One of my nieces seems set on marrying a guy her parents and grandparents don't really approve of. The "calamity" has stirred a level of turbulence for this rather private family to the point they need and want to share. This kid is a few years older than J so I find the situation understandable. M loves the guy. has a lot in common with him. They are both at a stage in their career where marriage is no longer financially scary. Most importantly they've known each other for years. I chatted with M's granddad recently and this issue came up. He was not seeking any advice or guidance - only unburdening himself.
I provided some unsolicited wisdom anyway in hopes that it would help them all. I told him that M is a very smart and capable woman. If she has come to this conclusion after knowing the man for nearly a decade, chances are that their protests will on deaf ears at best or at worst alienate them from her. They would need to accept her decision and be there for her even if their fears about this union ever came true. If there are concerns that are logical and can be clearly quantified, it would be good to express those. After she's heard them out, they have nothing else left to do. This is not what anyone likes to hear under the circumstances - I am sure I would not either if M was my kid. As family we want to be completely happy about our kid's choice of partner.

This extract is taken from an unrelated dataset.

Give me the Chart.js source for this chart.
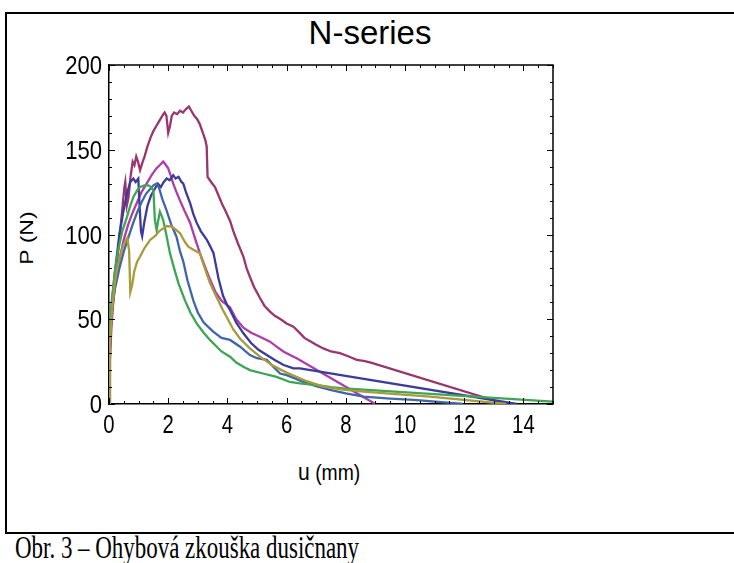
<!DOCTYPE html>
<html>
<head>
<meta charset="utf-8">
<script src="https://cdn.jsdelivr.net/npm/chart.js@4.4.0/dist/chart.umd.min.js"></script>
<style>
  html, body { margin: 0; padding: 0; background: #fff; overflow: hidden; }
  body { width: 734px; height: 563px; position: relative; }
  #frame {
    position: absolute; left: 5px; top: 12px; width: 760px; height: 518px;
    border: 2px solid #000; border-right: none;
  }
  #cap {
    position: absolute; left: 15px; top: 532px; white-space: nowrap;
    font-family: 'Liberation Serif', 'Times New Roman', serif; font-size: 31px; line-height: 31px;
    transform: scaleX(0.74); transform-origin: 0 0;
  }
  #title {
    position: absolute; left: 270px; width: 200px; top: 15px; text-align: center;
    font-family: 'Liberation Sans', Arial, sans-serif; font-size: 33px; line-height: 36px;
  }
  #xlab {
    position: absolute; left: 298px; top: 458px; white-space: nowrap;
    font-family: 'Liberation Sans', sans-serif; font-size: 22px;
    transform: scaleX(0.88); transform-origin: 0 0;
  }
  #xlab .u { font-size: 24px; }
  #ylab {
    position: absolute; left: 27px; top: 238px; white-space: nowrap;
    font-family: 'Liberation Sans', sans-serif; font-size: 23px; line-height: 26px;
    transform: translate(-50%, -50%) scaleX(0.78) rotate(-90deg);
  }
  canvas { position: absolute; left: 0; top: 0; }
</style>
</head>
<body>
<div id="frame"></div>
<div id="title">N-series</div>
<div id="xlab"><span class="u">u</span> (mm)</div>
<div id="ylab">P (N)</div>
<div id="cap">Obr. 3 – Ohybová zkouška dusičnany</div>
<canvas id="c" width="734" height="563"></canvas>
<script>
// ── data: [u (mm), P (N)] ──
const xTicks = [0, 2, 4, 6, 8, 10, 12, 14];
const yTicks = [0, 50, 100, 150, 200];

const sampleN1 = [[0,0],[0.03,25],[0.08,45],[0.15,62],[0.25,80],[0.35,97],[0.45,115],[0.52,128],[0.55,131],[0.6,117],[0.66,122],[0.72,133],[0.8,143],[0.86,141],[0.92,146],[0.98,143],[1.05,138],[1.12,142],[1.2,146],[1.3,152],[1.4,157],[1.5,161],[1.6,164],[1.7,167],[1.8,170],[1.88,172],[1.94,170],[2.0,160],[2.06,164],[2.12,170],[2.2,172],[2.3,171],[2.4,173],[2.5,172],[2.6,174],[2.7,175.5],[2.78,173],[2.88,170],[2.98,168],[3.07,165],[3.15,161],[3.25,156],[3.3,152],[3.33,134],[3.45,131],[3.58,128],[3.7,123],[3.82,118],[3.92,114.5],[4.09,108],[4.2,102],[4.35,95],[4.54,87],[4.65,80],[4.76,75],[4.9,69],[5.1,62.5],[5.25,58],[5.44,54.5],[5.6,52],[5.8,50],[6.0,47.5],[6.23,45.6],[6.45,41.8],[6.6,39],[6.8,37],[7.0,35],[7.24,32.8],[7.5,31],[7.8,30],[8.1,28],[8.37,26],[8.6,25.5],[8.82,24.6],[13.4,0]];

const sampleN2 = [[0,0],[0.03,35],[0.1,55],[0.2,70],[0.35,85],[0.5,97],[0.65,106],[0.8,113],[0.95,119],[1.1,125],[1.27,130],[1.44,135],[1.6,139],[1.72,141],[1.83,143],[1.92,141],[2.0,139],[2.08,135],[2.17,130],[2.28,125],[2.4,120],[2.55,114],[2.74,107],[2.9,98],[3.07,89],[3.2,83],[3.4,74],[3.6,66],[3.8,61],[3.95,59],[4.09,57],[4.3,50],[4.54,45],[4.8,42],[5.1,39.7],[5.44,36.8],[5.65,34],[5.89,31],[6.1,29],[6.34,27],[9.0,0]];

const sampleN3 = [[0,0],[0.03,40],[0.1,60],[0.2,78],[0.35,100],[0.5,115],[0.62,125],[0.72,131],[0.82,133],[0.9,131],[0.99,133],[1.03,118],[1.08,102],[1.12,99],[1.2,108],[1.3,117],[1.42,123],[1.55,127],[1.65,130],[1.75,128],[1.85,131],[1.95,133],[2.05,132],[2.17,135],[2.25,133],[2.35,134],[2.45,131],[2.51,130],[2.6,125],[2.74,118.5],[2.85,112],[2.96,107],[3.1,102],[3.3,97],[3.42,93],[3.53,89],[3.7,74],[3.85,64],[4.0,58],[4.09,55.5],[4.3,48],[4.54,41.7],[4.8,36],[5.05,32],[5.33,28.9],[5.6,26],[5.9,23],[6.23,21],[6.45,21],[13.77,0]];

const sampleN4 = [[0,0],[0.03,40],[0.1,55],[0.2,68],[0.35,80],[0.5,90],[0.65,98],[0.8,106],[0.95,113],[1.1,119],[1.25,124],[1.4,127],[1.5,129],[1.6,130],[1.68,128],[1.8,121],[1.95,114],[2.1,106],[2.28,98.7],[2.4,90],[2.51,84],[2.65,73],[2.85,61],[3.0,54],[3.2,48],[3.52,42.7],[3.8,39],[4.09,37.8],[4.43,33.8],[4.76,28.9],[5.0,27],[5.33,26],[5.55,22],[5.78,18],[6.0,17],[6.3,15],[6.56,13],[7.0,10.5],[7.47,8.3],[8.0,6.2],[8.6,4.3],[9.5,3.2],[10.3,2.4],[11.96,0]];

const sampleN5 = [[0,0],[0.03,45],[0.1,62],[0.2,78],[0.3,90],[0.45,102],[0.6,110],[0.72,117],[0.82,122],[0.95,126],[1.05,128],[1.2,129],[1.33,129],[1.42,128],[1.5,126],[1.55,108.5],[1.61,102.6],[1.66,108],[1.72,113.5],[1.78,111],[1.83,108.5],[1.9,103],[1.95,98.7],[2.06,89],[2.2,80],[2.35,71],[2.57,61],[2.75,54],[2.96,47.6],[3.2,42],[3.41,37.8],[3.8,31],[4.09,27.9],[4.3,24.5],[4.54,22],[4.76,20],[5.2,18],[5.66,16],[6.11,13],[6.45,12.2],[7.0,11.2],[7.5,10],[7.92,9.2],[15,1.4]];

const sampleN6 = [[0,0],[0.03,35],[0.1,55],[0.2,72],[0.3,82],[0.42,90],[0.52,95],[0.62,98],[0.68,90],[0.72,66],[0.78,70],[0.85,78],[0.95,84],[1.05,87],[1.2,92],[1.39,96.8],[1.55,99],[1.7,102],[1.83,103.6],[1.95,105],[2.12,104.6],[2.25,103],[2.4,100.7],[2.55,96],[2.68,92.8],[2.85,91],[3.07,89],[3.2,82],[3.4,72],[3.55,66],[3.69,61],[3.83,56],[3.97,51.5],[4.2,44],[4.43,38.5],[4.75,33],[5.1,27.9],[5.5,23],[6.0,18.5],[6.6,14],[7.24,10.2],[7.9,8.5],[8.6,7.3],[9.7,5.8],[10.84,4.3],[13.43,0]];

const series = [
  { data: sampleN6, color: '#A99A3C' },
  { data: sampleN5, color: '#3DA553' },
  { data: sampleN4, color: '#3E66AA' },
  { data: sampleN3, color: '#3A3B9B' },
  { data: sampleN2, color: '#AE3DAA' },
  { data: sampleN1, color: '#99356F' },
];

// the reference's digits are narrow: draw tick labels squeezed horizontally
const LABEL_FONT = "26px 'Liberation Sans', Arial, sans-serif";
const SQUEEZE_X = 0.78;
const SQUEEZE_Y = 0.85;

// inside ticks on all four sides, top/right frame, narrow tick labels
const frameTicks = {
  id: 'frameTicks',
  afterDraw(chart) {
    const { ctx, chartArea: a, scales: { x, y } } = chart;
    ctx.save();
    ctx.strokeStyle = '#000';
    ctx.lineWidth = 1;
    ctx.beginPath();
    for (let v = 0; v <= 15.001; v += 0.5) {
      const px = Math.round(x.getPixelForValue(v)) + 0.5;
      const len = (Math.abs(v % 2) < 1e-6) ? 6 : 3;
      ctx.moveTo(px, a.bottom); ctx.lineTo(px, a.bottom - len);
      ctx.moveTo(px, a.top); ctx.lineTo(px, a.top + len);
    }
    for (let v = 0; v <= 200.001; v += 10) {
      const py = Math.round(y.getPixelForValue(v)) + 0.5;
      const len = (v % 50 === 0) ? 6 : 3;
      ctx.moveTo(a.left, py); ctx.lineTo(a.left + len, py);
      ctx.moveTo(a.right, py); ctx.lineTo(a.right - len, py);
    }
    ctx.stroke();
    ctx.lineWidth = 1.5;
    ctx.beginPath();
    ctx.moveTo(a.left, a.top); ctx.lineTo(a.right, a.top); ctx.lineTo(a.right, a.bottom);
    ctx.stroke();

    ctx.fillStyle = '#000';
    ctx.font = LABEL_FONT;
    ctx.textBaseline = 'alphabetic';
    ctx.textAlign = 'center';
    xTicks.forEach(v => {
      ctx.save();
      ctx.translate(x.getPixelForValue(v), a.bottom + 29);
      ctx.scale(SQUEEZE_X, 1);
      ctx.fillText(String(v), 0, 0);
      ctx.restore();
    });
    ctx.textAlign = 'right';
    yTicks.forEach(v => {
      ctx.save();
      ctx.translate(a.left - 7, y.getPixelForValue(v) + 9);
      ctx.scale(SQUEEZE_Y, 1);
      ctx.fillText(String(v), 0, 0);
      ctx.restore();
    });
    ctx.restore();
  }
};

new Chart(document.getElementById('c'), {
  type: 'line',
  data: {
    datasets: series.map(s => ({
      data: s.data.map(([u, p]) => ({ x: u, y: p })),
      borderColor: s.color,
      borderWidth: 2.3,
      pointRadius: 0,
      tension: 0,
      fill: false,
    })),
  },
  options: {
    responsive: false,
    animation: false,
    layout: { padding: { top: 65, right: 181, bottom: 0, left: 0 } },
    plugins: { legend: { display: false }, tooltip: { enabled: false } },
    scales: {
      x: {
        type: 'linear', min: 0, max: 15,
        afterBuildTicks: s => { s.ticks = xTicks.map(v => ({ value: v })); },
        afterFit: s => { s.height = 159; },
        ticks: { display: false },
        grid: { display: false, drawTicks: false },
        border: { display: true, color: '#000', width: 1.5 },
      },
      y: {
        type: 'linear', min: 0, max: 200,
        afterBuildTicks: s => { s.ticks = yTicks.map(v => ({ value: v })); },
        afterFit: s => { s.width = 109; },
        ticks: { display: false },
        grid: { display: false, drawTicks: false },
        border: { display: true, color: '#000', width: 1.5 },
      },
    },
  },
  plugins: [frameTicks],
});
</script>
</body>
</html>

I know of another young lady who is around M's age and is paralyzed with indecisiveness about her partner because she seeks full approval from her parents which has not been forthcoming. On the one hand she claims that such approval is not material to her decision to marry but on the other hand she is yet to marry. They have been together for years and in a state of suspended animation. In her case, the parents can feel vindicated that they have the decisive vote unlike my cousin's family with M. I am not sure which is the better option. As parents we can all dream of the stars magically aligning - our kid wanting to marry someone we love wholeheartedly and have no reservations about whatsoever. Very rarely does such dream come true.